If you were at RSA Conference 2019 today, you undoubtedly saw firsthand or heard from someone who saw the mobs of people protesting on behalf of understaffed and overworked security operations (SecOps) teams demanding automation.
Swarming the two entrances of the conference, the group of mock protesters carried picket signs and shouted slogans and changes calling for automation. The 40 “protesters” also distributed pamphlets, titled “The SOAR Chronicle,” containing satirical articles and vignettes extolling the “virtues” of copy/paste, manual incident response and having limited resources.
In the face of a predicted global shortfall of 3.5 million cybersecurity workers by 2021, currently understaffed and overworked security teams are finding themselves buried under a deluge of alerts they don’t have the time or resources to remediate. The increasing labor shortage essentially ensures security teams will struggle to implement many important cybersecurity capabilities, including effective incident response.
Too many organizations are left with limited resources when implementing incident response processes that best meet the specific needs and requirements of unique IT environments. Automation, however, promises to help security teams accomplish more with less time and fewer resources.

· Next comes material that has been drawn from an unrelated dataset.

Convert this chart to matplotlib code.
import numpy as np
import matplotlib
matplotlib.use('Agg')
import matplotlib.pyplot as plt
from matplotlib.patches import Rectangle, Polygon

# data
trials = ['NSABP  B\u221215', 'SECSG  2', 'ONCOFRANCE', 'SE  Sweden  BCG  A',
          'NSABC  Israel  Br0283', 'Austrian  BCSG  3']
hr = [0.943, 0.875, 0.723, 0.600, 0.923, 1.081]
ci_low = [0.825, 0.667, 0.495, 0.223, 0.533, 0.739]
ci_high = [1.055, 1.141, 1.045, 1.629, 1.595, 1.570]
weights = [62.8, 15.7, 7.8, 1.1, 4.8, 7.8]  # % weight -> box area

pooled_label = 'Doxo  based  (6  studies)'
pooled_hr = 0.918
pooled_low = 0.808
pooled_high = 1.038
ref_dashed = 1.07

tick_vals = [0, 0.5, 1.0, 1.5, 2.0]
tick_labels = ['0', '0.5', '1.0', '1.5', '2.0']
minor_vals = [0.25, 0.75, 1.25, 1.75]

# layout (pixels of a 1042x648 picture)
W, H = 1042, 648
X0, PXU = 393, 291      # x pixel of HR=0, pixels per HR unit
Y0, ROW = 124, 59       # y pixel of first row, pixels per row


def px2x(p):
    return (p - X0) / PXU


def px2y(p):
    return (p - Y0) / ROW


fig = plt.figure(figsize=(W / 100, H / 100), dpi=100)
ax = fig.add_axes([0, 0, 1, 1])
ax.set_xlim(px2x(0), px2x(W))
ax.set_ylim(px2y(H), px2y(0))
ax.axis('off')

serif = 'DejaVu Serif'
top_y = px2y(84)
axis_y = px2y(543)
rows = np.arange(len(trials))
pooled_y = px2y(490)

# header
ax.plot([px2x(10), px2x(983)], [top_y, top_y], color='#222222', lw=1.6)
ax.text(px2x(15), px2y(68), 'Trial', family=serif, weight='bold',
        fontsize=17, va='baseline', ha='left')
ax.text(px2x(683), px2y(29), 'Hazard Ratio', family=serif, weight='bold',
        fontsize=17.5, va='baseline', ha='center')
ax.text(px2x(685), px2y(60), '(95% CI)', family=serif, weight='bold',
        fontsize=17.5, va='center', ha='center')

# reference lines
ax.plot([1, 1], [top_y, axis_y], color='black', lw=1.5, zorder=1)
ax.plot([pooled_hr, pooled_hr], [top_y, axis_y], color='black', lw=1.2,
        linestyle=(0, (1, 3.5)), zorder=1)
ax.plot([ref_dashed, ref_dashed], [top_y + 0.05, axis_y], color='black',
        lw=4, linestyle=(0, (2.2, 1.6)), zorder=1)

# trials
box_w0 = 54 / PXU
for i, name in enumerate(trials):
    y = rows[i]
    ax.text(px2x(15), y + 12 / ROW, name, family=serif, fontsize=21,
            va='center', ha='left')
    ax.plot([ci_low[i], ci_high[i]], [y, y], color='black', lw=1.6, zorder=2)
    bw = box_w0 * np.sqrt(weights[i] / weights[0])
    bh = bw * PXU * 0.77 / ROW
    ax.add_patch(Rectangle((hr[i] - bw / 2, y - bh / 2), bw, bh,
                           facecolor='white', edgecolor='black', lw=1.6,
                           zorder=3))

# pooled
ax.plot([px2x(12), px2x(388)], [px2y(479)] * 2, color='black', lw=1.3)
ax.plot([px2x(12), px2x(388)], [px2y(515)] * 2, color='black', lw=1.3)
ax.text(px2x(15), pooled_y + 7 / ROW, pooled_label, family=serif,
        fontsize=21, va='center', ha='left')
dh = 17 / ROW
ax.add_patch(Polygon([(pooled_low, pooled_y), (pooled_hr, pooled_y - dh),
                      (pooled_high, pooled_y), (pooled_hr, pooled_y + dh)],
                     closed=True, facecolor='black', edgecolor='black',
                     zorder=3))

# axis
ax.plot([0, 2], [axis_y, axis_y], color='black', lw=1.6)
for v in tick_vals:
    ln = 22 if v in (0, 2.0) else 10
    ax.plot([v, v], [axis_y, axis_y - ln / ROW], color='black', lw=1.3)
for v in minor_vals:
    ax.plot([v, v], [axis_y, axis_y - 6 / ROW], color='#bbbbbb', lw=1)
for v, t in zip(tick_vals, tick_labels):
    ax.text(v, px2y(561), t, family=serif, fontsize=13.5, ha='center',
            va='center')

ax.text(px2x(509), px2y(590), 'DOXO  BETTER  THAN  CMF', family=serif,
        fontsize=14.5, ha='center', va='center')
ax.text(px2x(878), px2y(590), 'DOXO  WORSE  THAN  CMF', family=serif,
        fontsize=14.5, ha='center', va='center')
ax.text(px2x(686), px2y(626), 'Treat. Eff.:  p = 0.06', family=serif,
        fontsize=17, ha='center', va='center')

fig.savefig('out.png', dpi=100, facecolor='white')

Security orchestration, automation and response (SOAR) replaces the slow, manual analyst intervention from conventional incident response processes with machine-speed decision making by combining comprehensive data gathering, standardization, workflow analysis and analytics to provide organizations the ability to implement sophisticated defense-in-depth capabilities easily based on internal and external data sources. When automation and orchestration are combined, security teams can handle more alerts without adding overhead.
Swimlane’s security orchestration, automation and response platform adapts incident response to fit your people, processes and technologies. With Swimlane, security teams are able to automate 80-90 percent of their incident response workflow because the platform adapts quickly to meet your organization’s unique needs, empowering your security team with machine-speed decision making throughout the entire incident response process.
“I’ve worked in security operations for many different verticals, and I understand the struggle that comes with never being able to dig yourself out from under the unending onslaught of alerts and menial tasks. Automation empowers bogged down analysts and shines the light on the real problems in cybersecurity, ultimately allowing professionals to complete more thoughtful tasks, such as proactive threat hunting and more in-depth investigations and analyses,” Cody Cornell, co-founder and CEO of Swimlane.